**Written request**
Go through the data below and copy it exactly, skipping every picture.

** START OF Data shown **

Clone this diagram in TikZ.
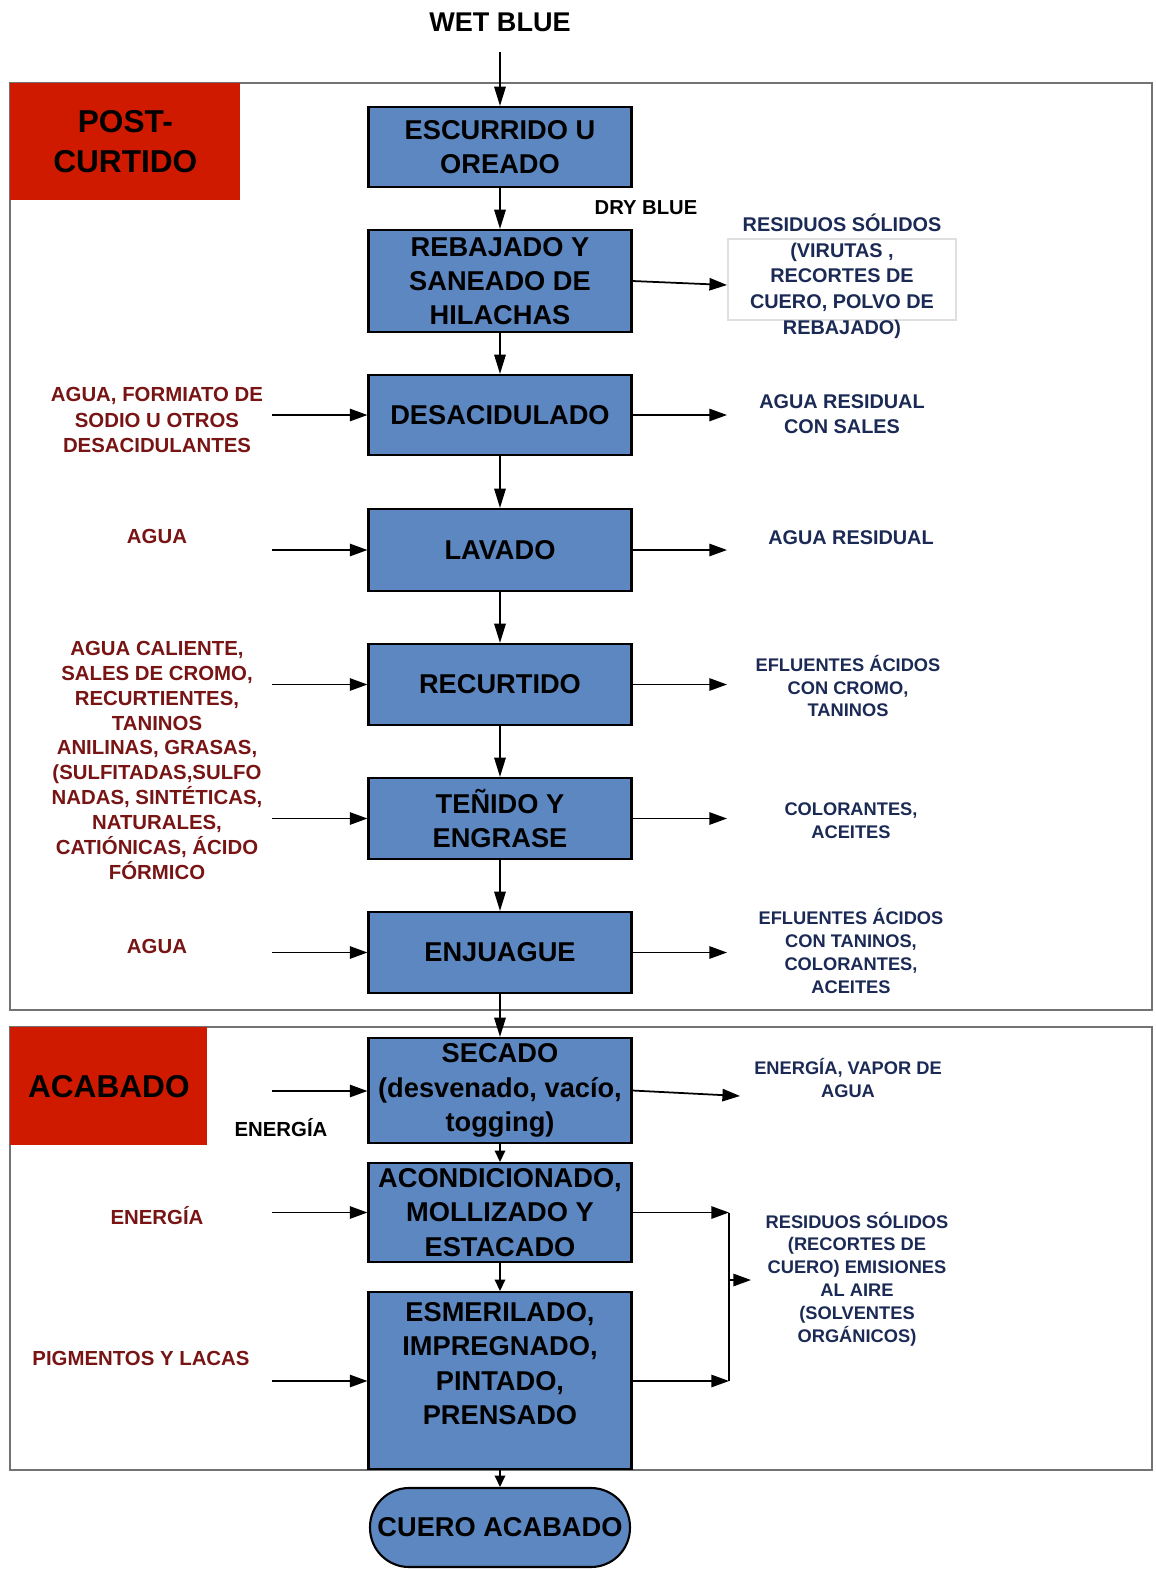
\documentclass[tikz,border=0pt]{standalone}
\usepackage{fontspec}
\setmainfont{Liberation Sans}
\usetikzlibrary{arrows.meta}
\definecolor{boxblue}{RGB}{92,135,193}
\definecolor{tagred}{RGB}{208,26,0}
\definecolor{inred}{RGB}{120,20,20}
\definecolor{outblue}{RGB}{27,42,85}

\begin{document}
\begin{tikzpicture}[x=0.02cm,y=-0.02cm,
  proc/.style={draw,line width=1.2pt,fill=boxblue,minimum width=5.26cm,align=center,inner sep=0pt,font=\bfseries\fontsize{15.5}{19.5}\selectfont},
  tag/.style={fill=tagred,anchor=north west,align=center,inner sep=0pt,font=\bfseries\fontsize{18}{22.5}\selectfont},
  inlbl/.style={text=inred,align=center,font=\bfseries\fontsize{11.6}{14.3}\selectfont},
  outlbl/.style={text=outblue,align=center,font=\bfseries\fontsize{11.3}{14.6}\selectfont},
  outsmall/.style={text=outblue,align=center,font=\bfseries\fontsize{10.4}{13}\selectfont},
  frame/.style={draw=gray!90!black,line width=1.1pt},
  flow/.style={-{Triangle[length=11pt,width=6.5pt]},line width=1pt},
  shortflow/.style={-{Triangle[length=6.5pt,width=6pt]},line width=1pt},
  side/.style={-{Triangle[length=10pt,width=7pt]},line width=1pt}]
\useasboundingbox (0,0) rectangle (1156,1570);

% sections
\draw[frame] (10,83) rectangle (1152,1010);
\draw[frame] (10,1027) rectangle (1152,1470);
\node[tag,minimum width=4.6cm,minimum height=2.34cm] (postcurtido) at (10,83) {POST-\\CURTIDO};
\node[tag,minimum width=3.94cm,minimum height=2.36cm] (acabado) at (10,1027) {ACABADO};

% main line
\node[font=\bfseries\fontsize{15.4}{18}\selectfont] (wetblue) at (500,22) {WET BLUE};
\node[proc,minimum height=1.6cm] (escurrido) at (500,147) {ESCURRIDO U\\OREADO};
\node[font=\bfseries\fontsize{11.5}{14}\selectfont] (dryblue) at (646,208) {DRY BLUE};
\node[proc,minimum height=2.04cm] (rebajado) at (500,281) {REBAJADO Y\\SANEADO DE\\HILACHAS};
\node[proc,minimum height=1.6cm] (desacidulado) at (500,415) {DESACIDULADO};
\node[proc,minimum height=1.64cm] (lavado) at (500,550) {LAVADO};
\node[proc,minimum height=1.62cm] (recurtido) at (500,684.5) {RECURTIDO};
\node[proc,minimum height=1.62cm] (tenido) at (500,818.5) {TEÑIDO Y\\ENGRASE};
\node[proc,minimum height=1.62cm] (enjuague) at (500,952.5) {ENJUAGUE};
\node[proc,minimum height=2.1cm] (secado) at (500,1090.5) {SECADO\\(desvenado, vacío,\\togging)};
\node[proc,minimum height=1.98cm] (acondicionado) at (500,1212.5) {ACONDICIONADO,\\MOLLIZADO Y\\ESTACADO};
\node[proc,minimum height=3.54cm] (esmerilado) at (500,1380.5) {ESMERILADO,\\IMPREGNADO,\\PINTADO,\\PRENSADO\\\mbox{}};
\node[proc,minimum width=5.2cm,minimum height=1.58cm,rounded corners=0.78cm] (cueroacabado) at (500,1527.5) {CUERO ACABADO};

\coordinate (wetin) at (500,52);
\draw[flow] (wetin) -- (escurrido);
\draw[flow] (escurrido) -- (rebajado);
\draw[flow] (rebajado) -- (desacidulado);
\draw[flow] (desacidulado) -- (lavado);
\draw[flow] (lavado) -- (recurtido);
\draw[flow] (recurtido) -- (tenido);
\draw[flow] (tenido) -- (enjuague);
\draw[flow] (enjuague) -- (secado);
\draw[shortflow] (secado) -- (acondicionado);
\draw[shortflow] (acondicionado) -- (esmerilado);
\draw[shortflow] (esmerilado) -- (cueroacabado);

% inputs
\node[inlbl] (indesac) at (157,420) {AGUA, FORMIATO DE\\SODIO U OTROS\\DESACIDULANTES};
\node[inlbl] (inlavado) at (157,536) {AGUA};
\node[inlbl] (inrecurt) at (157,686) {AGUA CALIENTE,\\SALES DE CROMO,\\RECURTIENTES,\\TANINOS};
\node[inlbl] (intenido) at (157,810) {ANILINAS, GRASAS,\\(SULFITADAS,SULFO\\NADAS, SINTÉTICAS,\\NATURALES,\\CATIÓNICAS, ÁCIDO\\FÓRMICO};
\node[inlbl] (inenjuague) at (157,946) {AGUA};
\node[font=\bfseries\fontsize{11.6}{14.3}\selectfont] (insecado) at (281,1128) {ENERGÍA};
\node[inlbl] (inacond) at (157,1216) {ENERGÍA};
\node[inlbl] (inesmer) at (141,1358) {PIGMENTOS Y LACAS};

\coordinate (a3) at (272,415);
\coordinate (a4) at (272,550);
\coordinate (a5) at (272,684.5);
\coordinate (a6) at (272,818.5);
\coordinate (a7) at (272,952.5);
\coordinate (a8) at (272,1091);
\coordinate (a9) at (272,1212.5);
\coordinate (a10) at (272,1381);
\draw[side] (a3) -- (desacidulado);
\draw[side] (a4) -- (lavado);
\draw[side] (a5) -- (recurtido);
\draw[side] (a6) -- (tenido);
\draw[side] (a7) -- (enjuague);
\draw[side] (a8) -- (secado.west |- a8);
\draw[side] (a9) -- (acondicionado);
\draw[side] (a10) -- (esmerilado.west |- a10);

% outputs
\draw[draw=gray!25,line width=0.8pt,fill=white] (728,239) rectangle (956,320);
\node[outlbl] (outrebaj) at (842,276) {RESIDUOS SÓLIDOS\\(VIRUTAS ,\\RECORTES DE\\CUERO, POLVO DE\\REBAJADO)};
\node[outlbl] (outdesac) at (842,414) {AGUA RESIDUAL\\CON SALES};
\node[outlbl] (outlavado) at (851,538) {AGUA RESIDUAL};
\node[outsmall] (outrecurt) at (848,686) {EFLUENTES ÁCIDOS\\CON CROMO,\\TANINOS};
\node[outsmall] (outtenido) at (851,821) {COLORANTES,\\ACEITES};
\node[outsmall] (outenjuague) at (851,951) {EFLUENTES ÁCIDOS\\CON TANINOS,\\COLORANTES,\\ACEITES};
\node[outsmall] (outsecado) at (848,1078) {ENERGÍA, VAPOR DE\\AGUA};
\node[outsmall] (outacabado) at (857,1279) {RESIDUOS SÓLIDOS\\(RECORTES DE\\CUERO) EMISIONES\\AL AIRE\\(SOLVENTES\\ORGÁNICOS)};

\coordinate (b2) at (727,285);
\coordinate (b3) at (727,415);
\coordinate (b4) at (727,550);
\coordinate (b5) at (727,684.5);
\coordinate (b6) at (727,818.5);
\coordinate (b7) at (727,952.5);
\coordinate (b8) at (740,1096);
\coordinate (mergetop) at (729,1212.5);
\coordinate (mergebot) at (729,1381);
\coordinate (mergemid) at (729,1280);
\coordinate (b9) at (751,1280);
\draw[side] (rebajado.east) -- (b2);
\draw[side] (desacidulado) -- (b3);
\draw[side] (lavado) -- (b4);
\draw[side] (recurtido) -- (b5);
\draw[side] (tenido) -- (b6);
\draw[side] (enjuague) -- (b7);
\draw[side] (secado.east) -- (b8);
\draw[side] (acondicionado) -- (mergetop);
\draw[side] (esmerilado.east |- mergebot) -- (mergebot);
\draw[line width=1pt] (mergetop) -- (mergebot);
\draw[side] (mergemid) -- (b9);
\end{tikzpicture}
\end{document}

** END OF Data shown **

**Written answer**
Clone this diagram in TikZ.
\documentclass[tikz,border=0pt]{standalone}
\usepackage{fontspec}
\setmainfont{Liberation Sans}
\usetikzlibrary{arrows.meta}
\definecolor{boxblue}{RGB}{92,135,193}
\definecolor{tagred}{RGB}{208,26,0}
\definecolor{inred}{RGB}{120,20,20}
\definecolor{outblue}{RGB}{27,42,85}

\begin{document}
\begin{tikzpicture}[x=0.02cm,y=-0.02cm,
  proc/.style={draw,line width=1.2pt,fill=boxblue,minimum width=5.26cm,align=center,inner sep=0pt,font=\bfseries\fontsize{15.5}{19.5}\selectfont},
  tag/.style={fill=tagred,anchor=north west,align=center,inner sep=0pt,font=\bfseries\fontsize{18}{22.5}\selectfont},
  inlbl/.style={text=inred,align=center,font=\bfseries\fontsize{11.6}{14.3}\selectfont},
  outlbl/.style={text=outblue,align=center,font=\bfseries\fontsize{11.3}{14.6}\selectfont},
  outsmall/.style={text=outblue,align=center,font=\bfseries\fontsize{10.4}{13}\selectfont},
  frame/.style={draw=gray!90!black,line width=1.1pt},
  flow/.style={-{Triangle[length=11pt,width=6.5pt]},line width=1pt},
  shortflow/.style={-{Triangle[length=6.5pt,width=6pt]},line width=1pt},
  side/.style={-{Triangle[length=10pt,width=7pt]},line width=1pt}]
\useasboundingbox (0,0) rectangle (1156,1570);

% sections
\draw[frame] (10,83) rectangle (1152,1010);
\draw[frame] (10,1027) rectangle (1152,1470);
\node[tag,minimum width=4.6cm,minimum height=2.34cm] (postcurtido) at (10,83) {POST-\\CURTIDO};
\node[tag,minimum width=3.94cm,minimum height=2.36cm] (acabado) at (10,1027) {ACABADO};

% main line
\node[font=\bfseries\fontsize{15.4}{18}\selectfont] (wetblue) at (500,22) {WET BLUE};
\node[proc,minimum height=1.6cm] (escurrido) at (500,147) {ESCURRIDO U\\OREADO};
\node[font=\bfseries\fontsize{11.5}{14}\selectfont] (dryblue) at (646,208) {DRY BLUE};
\node[proc,minimum height=2.04cm] (rebajado) at (500,281) {REBAJADO Y\\SANEADO DE\\HILACHAS};
\node[proc,minimum height=1.6cm] (desacidulado) at (500,415) {DESACIDULADO};
\node[proc,minimum height=1.64cm] (lavado) at (500,550) {LAVADO};
\node[proc,minimum height=1.62cm] (recurtido) at (500,684.5) {RECURTIDO};
\node[proc,minimum height=1.62cm] (tenido) at (500,818.5) {TEÑIDO Y\\ENGRASE};
\node[proc,minimum height=1.62cm] (enjuague) at (500,952.5) {ENJUAGUE};
\node[proc,minimum height=2.1cm] (secado) at (500,1090.5) {SECADO\\(desvenado, vacío,\\togging)};
\node[proc,minimum height=1.98cm] (acondicionado) at (500,1212.5) {ACONDICIONADO,\\MOLLIZADO Y\\ESTACADO};
\node[proc,minimum height=3.54cm] (esmerilado) at (500,1380.5) {ESMERILADO,\\IMPREGNADO,\\PINTADO,\\PRENSADO\\\mbox{}};
\node[proc,minimum width=5.2cm,minimum height=1.58cm,rounded corners=0.78cm] (cueroacabado) at (500,1527.5) {CUERO ACABADO};

\coordinate (wetin) at (500,52);
\draw[flow] (wetin) -- (escurrido);
\draw[flow] (escurrido) -- (rebajado);
\draw[flow] (rebajado) -- (desacidulado);
\draw[flow] (desacidulado) -- (lavado);
\draw[flow] (lavado) -- (recurtido);
\draw[flow] (recurtido) -- (tenido);
\draw[flow] (tenido) -- (enjuague);
\draw[flow] (enjuague) -- (secado);
\draw[shortflow] (secado) -- (acondicionado);
\draw[shortflow] (acondicionado) -- (esmerilado);
\draw[shortflow] (esmerilado) -- (cueroacabado);

% inputs
\node[inlbl] (indesac) at (157,420) {AGUA, FORMIATO DE\\SODIO U OTROS\\DESACIDULANTES};
\node[inlbl] (inlavado) at (157,536) {AGUA};
\node[inlbl] (inrecurt) at (157,686) {AGUA CALIENTE,\\SALES DE CROMO,\\RECURTIENTES,\\TANINOS};
\node[inlbl] (intenido) at (157,810) {ANILINAS, GRASAS,\\(SULFITADAS,SULFO\\NADAS, SINTÉTICAS,\\NATURALES,\\CATIÓNICAS, ÁCIDO\\FÓRMICO};
\node[inlbl] (inenjuague) at (157,946) {AGUA};
\node[font=\bfseries\fontsize{11.6}{14.3}\selectfont] (insecado) at (281,1128) {ENERGÍA};
\node[inlbl] (inacond) at (157,1216) {ENERGÍA};
\node[inlbl] (inesmer) at (141,1358) {PIGMENTOS Y LACAS};

\coordinate (a3) at (272,415);
\coordinate (a4) at (272,550);
\coordinate (a5) at (272,684.5);
\coordinate (a6) at (272,818.5);
\coordinate (a7) at (272,952.5);
\coordinate (a8) at (272,1091);
\coordinate (a9) at (272,1212.5);
\coordinate (a10) at (272,1381);
\draw[side] (a3) -- (desacidulado);
\draw[side] (a4) -- (lavado);
\draw[side] (a5) -- (recurtido);
\draw[side] (a6) -- (tenido);
\draw[side] (a7) -- (enjuague);
\draw[side] (a8) -- (secado.west |- a8);
\draw[side] (a9) -- (acondicionado);
\draw[side] (a10) -- (esmerilado.west |- a10);

% outputs
\draw[draw=gray!25,line width=0.8pt,fill=white] (728,239) rectangle (956,320);
\node[outlbl] (outrebaj) at (842,276) {RESIDUOS SÓLIDOS\\(VIRUTAS ,\\RECORTES DE\\CUERO, POLVO DE\\REBAJADO)};
\node[outlbl] (outdesac) at (842,414) {AGUA RESIDUAL\\CON SALES};
\node[outlbl] (outlavado) at (851,538) {AGUA RESIDUAL};
\node[outsmall] (outrecurt) at (848,686) {EFLUENTES ÁCIDOS\\CON CROMO,\\TANINOS};
\node[outsmall] (outtenido) at (851,821) {COLORANTES,\\ACEITES};
\node[outsmall] (outenjuague) at (851,951) {EFLUENTES ÁCIDOS\\CON TANINOS,\\COLORANTES,\\ACEITES};
\node[outsmall] (outsecado) at (848,1078) {ENERGÍA, VAPOR DE\\AGUA};
\node[outsmall] (outacabado) at (857,1279) {RESIDUOS SÓLIDOS\\(RECORTES DE\\CUERO) EMISIONES\\AL AIRE\\(SOLVENTES\\ORGÁNICOS)};

\coordinate (b2) at (727,285);
\coordinate (b3) at (727,415);
\coordinate (b4) at (727,550);
\coordinate (b5) at (727,684.5);
\coordinate (b6) at (727,818.5);
\coordinate (b7) at (727,952.5);
\coordinate (b8) at (740,1096);
\coordinate (mergetop) at (729,1212.5);
\coordinate (mergebot) at (729,1381);
\coordinate (mergemid) at (729,1280);
\coordinate (b9) at (751,1280);
\draw[side] (rebajado.east) -- (b2);
\draw[side] (desacidulado) -- (b3);
\draw[side] (lavado) -- (b4);
\draw[side] (recurtido) -- (b5);
\draw[side] (tenido) -- (b6);
\draw[side] (enjuague) -- (b7);
\draw[side] (secado.east) -- (b8);
\draw[side] (acondicionado) -- (mergetop);
\draw[side] (esmerilado.east |- mergebot) -- (mergebot);
\draw[line width=1pt] (mergetop) -- (mergebot);
\draw[side] (mergemid) -- (b9);
\end{tikzpicture}
\end{document}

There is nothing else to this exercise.